Goal
Check each line of the data below for the word "matplotlib", then extract the ones that have it.

━━━━━━━━

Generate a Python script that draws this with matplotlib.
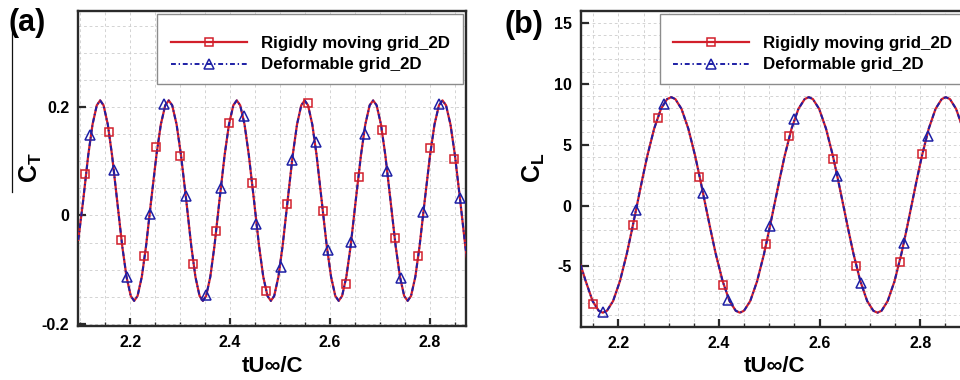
import matplotlib
matplotlib.use('Agg')
import matplotlib.pyplot as plt
from matplotlib.lines import Line2D
from matplotlib.patches import Rectangle
from matplotlib.ticker import MultipleLocator, FixedLocator, FuncFormatter

plt.rcParams['font.family'] = ['Liberation Sans', 'DejaVu Sans']
plt.rcParams['font.weight'] = 'bold'
plt.rcParams['axes.unicode_minus'] = False
plt.rcParams['mathtext.fontset'] = 'custom'
plt.rcParams['mathtext.rm'] = 'Liberation Sans:bold'
plt.rcParams['mathtext.bf'] = 'Liberation Sans:bold'
plt.rcParams['mathtext.it'] = 'Liberation Sans:bold'
plt.rcParams['lines.scale_dashes'] = False

# ---------------- data ----------------
series_labels = ['Rigidly moving grid_2D', 'Deformable grid_2D']
x_ticks = [2.2, 2.4, 2.6, 2.8]
ct_ticks = [-0.2, 0.0, 0.2]
cl_ticks = [-5, 0, 5, 10, 15]

# (a) thrust coefficient curve (both grids coincide)
ct_t = [2.096, 2.1057, 2.1159, 2.1245, 2.1330, 2.1398, 2.1466, 2.1551, 2.1636, 2.1738,
        2.1840, 2.1926, 2.2011, 2.2079, 2.2147, 2.2232, 2.2317, 2.2419, 2.2525, 2.2613,
        2.2701, 2.2771, 2.2841, 2.2929, 2.3017, 2.3123, 2.3223, 2.3306, 2.3389, 2.3455,
        2.3521, 2.3604, 2.3687, 2.3787, 2.3891, 2.3978, 2.4065, 2.4134, 2.4203, 2.4290,
        2.4376, 2.4480, 2.4581, 2.4665, 2.4750, 2.4817, 2.4884, 2.4968, 2.5052, 2.5153,
        2.5255, 2.5341, 2.5426, 2.5494, 2.5562, 2.5647, 2.5733, 2.5835, 2.5937, 2.6023,
        2.6108, 2.6176, 2.6244, 2.6329, 2.6415, 2.6517, 2.6622, 2.6709, 2.6796, 2.6866,
        2.6936, 2.7023, 2.7110, 2.7214, 2.7317, 2.7403, 2.7488, 2.7557, 2.7625, 2.7711,
        2.7796, 2.7899, 2.8006, 2.8095, 2.8184, 2.8255, 2.8326, 2.8415, 2.8504, 2.8610,
        2.8712, 2.8800]
ct_v = [-0.045, 0.0275, 0.1117, 0.1685, 0.2039, 0.2130, 0.2039, 0.1685, 0.1117, 0.0275,
        -0.0567, -0.1135, -0.1489, -0.1580, -0.1489, -0.1135, -0.0567, 0.0275, 0.1117, 0.1685,
        0.2039, 0.2130, 0.2039, 0.1685, 0.1117, 0.0275, -0.0567, -0.1135, -0.1489, -0.1580,
        -0.1489, -0.1135, -0.0567, 0.0275, 0.1117, 0.1685, 0.2039, 0.2130, 0.2039, 0.1685,
        0.1117, 0.0275, -0.0567, -0.1135, -0.1489, -0.1580, -0.1489, -0.1135, -0.0567, 0.0275,
        0.1117, 0.1685, 0.2039, 0.2130, 0.2039, 0.1685, 0.1117, 0.0275, -0.0567, -0.1135,
        -0.1489, -0.1580, -0.1489, -0.1135, -0.0567, 0.0275, 0.1117, 0.1685, 0.2039, 0.2130,
        0.2039, 0.1685, 0.1117, 0.0275, -0.0567, -0.1135, -0.1489, -0.1580, -0.1489, -0.1135,
        -0.0567, 0.0275, 0.1117, 0.1685, 0.2039, 0.2130, 0.2039, 0.1685, 0.1117, 0.0275,
        -0.0567, -0.1135]

# (a) symbols
ct_rigid_t = [2.110, 2.1566, 2.182, 2.228, 2.252, 2.300, 2.3254, 2.372, 2.3974, 2.4446, 2.4714,
              2.5146, 2.556, 2.5854, 2.6314, 2.6574, 2.7046, 2.730, 2.7774, 2.8014, 2.848]
ct_rigid_v = [0.077, 0.154, -0.045, -0.075, 0.126, 0.110, -0.090, -0.028, 0.171, 0.060, -0.140,
              0.022, 0.209, 0.009, -0.127, 0.072, 0.158, -0.042, -0.075, 0.125, 0.105]
ct_deform_t = [2.120, 2.1674, 2.1934, 2.2394, 2.2674, 2.3114, 2.3514, 2.3814, 2.4274, 2.4526, 2.5014,
               2.5246, 2.572, 2.5966, 2.642, 2.6694, 2.7146, 2.7434, 2.7874, 2.8186, 2.8606]
ct_deform_v = [0.149, 0.085, -0.113, 0.003, 0.206, 0.036, -0.148, 0.050, 0.184, -0.015, -0.095,
               0.103, 0.136, -0.063, -0.049, 0.151, 0.083, -0.116, 0.006, 0.206, 0.033]

# (b) lift coefficient curve (both grids coincide)
cl_t = [2.125, 2.135, 2.1486, 2.1608, 2.169, 2.1772, 2.1894, 2.203, 2.2166, 2.2268, 2.237,
        2.2472, 2.2574, 2.2710, 2.2846, 2.2968, 2.3050, 2.3132, 2.3254, 2.3390, 2.3526, 2.3628, 2.3730,
        2.3833, 2.3935, 2.4072, 2.4209, 2.4333, 2.4415, 2.4497, 2.4621, 2.4758, 2.4895, 2.4997, 2.5100,
        2.5203, 2.5305, 2.5442, 2.5579, 2.5703, 2.5785, 2.5867, 2.5991, 2.6128, 2.6265, 2.6367, 2.6470,
        2.6572, 2.6674, 2.6810, 2.6946, 2.7068, 2.7150, 2.7232, 2.7354, 2.7490, 2.7626, 2.7728, 2.7830,
        2.7932, 2.8034, 2.8170, 2.8306, 2.8428, 2.8510, 2.8592, 2.8714, 2.8850, 2.8986, 2.9088]
cl_v = [-4.90, -6.21, -7.84, -8.64, -8.80, -8.64, -7.84, -6.21, -3.97, -2.01, 0.05,
        2.11, 4.07, 6.31, 7.94, 8.74, 8.90, 8.74, 7.94, 6.31, 4.07, 2.11, 0.05,
        -2.01, -3.97, -6.21, -7.84, -8.64, -8.80, -8.64, -7.84, -6.21, -3.97, -2.01, 0.05,
        2.11, 4.07, 6.31, 7.94, 8.74, 8.90, 8.74, 7.94, 6.31, 4.07, 2.11, 0.05,
        -2.01, -3.97, -6.21, -7.84, -8.64, -8.80, -8.64, -7.84, -6.21, -3.97, -2.01, 0.05,
        2.11, 4.07, 6.31, 7.94, 8.74, 8.90, 8.74, 7.94, 6.31, 4.07, 2.11]

# (b) symbols
cl_rigid_t = [2.1503, 2.2286, 2.2784, 2.3605, 2.4088, 2.4932, 2.5395, 2.6264, 2.6722, 2.7597, 2.8034]
cl_rigid_v = [-8.05, -1.58, 7.22, 2.32, -6.49, -3.14, 5.69, 3.83, -4.95, -4.62, 4.21]
cl_deform_t = [2.169, 2.2352, 2.2915, 2.3691, 2.4188, 2.5017, 2.5494, 2.6344, 2.6821, 2.7676, 2.8154]
cl_deform_v = [-8.76, -0.33, 8.37, 1.04, -7.72, -1.70, 7.12, 2.41, -6.40, -3.06, 5.75]

# ---------------- style ----------------
RED = '#d21f2b'
BLUE = '#1d1fa6'
DASHDOT = (0, (3.5, 2.0, 1.0, 2.0))
W, H = 960, 380
MS_SQ, MS_TRI = 6.3, 7.2

fig = plt.figure(figsize=(9.6, 3.8), dpi=100)


def ax_px(l, t, r, b):
    return fig.add_axes([l / W, 1 - b / H, (r - l) / W, (b - t) / H])


def style(ax):
    for s in ax.spines.values():
        s.set_linewidth(1.7)
        s.set_color('#2a2a2a')
    ax.tick_params(which='both', direction='in', labelsize=11.5, pad=6.5, color='#2a2a2a')
    ax.tick_params(which='major', length=6, width=1.6)
    ax.tick_params(which='minor', length=3, width=1.0)
    ax.tick_params(axis='y', which='minor', length=0)
    ax.grid(which='both', color='#cccccc', linestyle=(0, (2, 2)), linewidth=0.6)
    ax.set_axisbelow(True)
    ax.xaxis.set_major_locator(FixedLocator(x_ticks))
    ax.xaxis.set_minor_locator(MultipleLocator(0.05))
    ax.xaxis.set_major_formatter(FuncFormatter(lambda v, p: '%.1f' % v))


def draw(ax, t, v, rt, rv, dt, dv):
    ax.plot(t, v, color=RED, lw=1.6, zorder=3)
    ax.plot(t, v, color=BLUE, lw=1.4, ls=DASHDOT, zorder=4)
    ax.plot(rt, rv, ls='none', marker='s', ms=MS_SQ, mfc='none', mec=RED, mew=1.1, zorder=5)
    ax.plot(dt, dv, ls='none', marker='^', ms=MS_TRI, mfc='none', mec=BLUE, mew=1.1, zorder=5)


def legend_box(ax, box_l, box_t, box_r, box_b, handle_l):
    bb = ax.get_position()
    al, ab = bb.x0 * W, (1 - bb.y1) * H
    aw, ah = bb.width * W, bb.height * H
    fx = lambda px: (px - al) / aw
    fy = lambda py: 1 - (py - ab) / ah
    ax.add_patch(Rectangle((fx(box_l), fy(box_b)), fx(box_r) - fx(box_l), fy(box_t) - fy(box_b),
                           transform=ax.transAxes, facecolor='white', edgecolor='#8c8c8c',
                           lw=1.0, zorder=6, clip_on=False))
    h1 = Line2D([], [], color=RED, lw=1.6, marker='s', ms=MS_SQ, mfc='none', mec=RED, mew=1.1)
    h2 = Line2D([], [], color=BLUE, lw=1.4, ls=DASHDOT, marker='^', ms=MS_TRI, mfc='none', mec=BLUE, mew=1.1)
    leg = ax.legend([h1, h2], series_labels, loc='upper left',
                    bbox_to_anchor=(fx(handle_l), fy(box_t + 22)), borderaxespad=0,
                    borderpad=0, frameon=False, fontsize=12.2, handlelength=4.5,
                    handletextpad=0.8, labelspacing=0.38, numpoints=1)
    leg.set_zorder(7)
    for txt in leg.get_texts():
        txt.set_fontweight('bold')


# panel (a)
axa = ax_px(78.3, 10.7, 465.7, 326.0)
style(axa)
draw(axa, ct_t, ct_v, ct_rigid_t, ct_rigid_v, ct_deform_t, ct_deform_v)
axa.set_xlim(2.096, 2.872)
axa.set_ylim(-0.2045, 0.379)
axa.yaxis.set_major_locator(FixedLocator(ct_ticks))
axa.yaxis.set_minor_locator(MultipleLocator(0.05))
axa.yaxis.set_major_formatter(FuncFormatter(lambda v, p: '%g' % round(v, 3)))
legend_box(axa, 157, 14, 463, 84, 171)

# panel (b)
axb = ax_px(580.7, 10.7, 975.0, 326.7)
style(axb)
draw(axb, cl_t, cl_v, cl_rigid_t, cl_rigid_v, cl_deform_t, cl_deform_v)
axb.set_xlim(2.125, 2.909)
axb.set_ylim(-9.95, 16.0)
axb.yaxis.set_major_locator(FixedLocator(cl_ticks))
axb.yaxis.set_minor_locator(MultipleLocator(1))
axb.yaxis.set_major_formatter(FuncFormatter(lambda v, p: '%g' % v))
legend_box(axb, 660, 14, 1000, 84, 673)

# labels
fig.text(31 / W, 1 - 168 / H, r'$\mathbf{C_T}$', rotation=90, ha='center', va='center', fontsize=18)
fig.text(534 / W, 1 - 168 / H, r'$\mathbf{C_L}$', rotation=90, ha='center', va='center', fontsize=18)
fig.text(272.5 / W, 1 - 366 / H, 'tU\u221e/C', ha='center', va='center', fontsize=16, fontweight='bold')
fig.text(774 / W, 1 - 366 / H, 'tU\u221e/C', ha='center', va='center', fontsize=16, fontweight='bold')
fig.text(27 / W, 1 - 23 / H, '(a)', ha='center', va='center', fontsize=22, fontweight='bold')
fig.text(524 / W, 1 - 25 / H, '(b)', ha='center', va='center', fontsize=22, fontweight='bold')
fig.add_artist(Line2D([11.5 / W, 11.5 / W], [1 - 30 / H, 1 - 192 / H], color='#111111', lw=0.9,
                      transform=fig.transFigure))

fig.savefig('out.png', dpi=100)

━━━━━━━━

Complete output
Generate a Python script that draws this with matplotlib.
import matplotlib
matplotlib.use('Agg')
import matplotlib.pyplot as plt
from matplotlib.lines import Line2D
from matplotlib.patches import Rectangle
from matplotlib.ticker import MultipleLocator, FixedLocator, FuncFormatter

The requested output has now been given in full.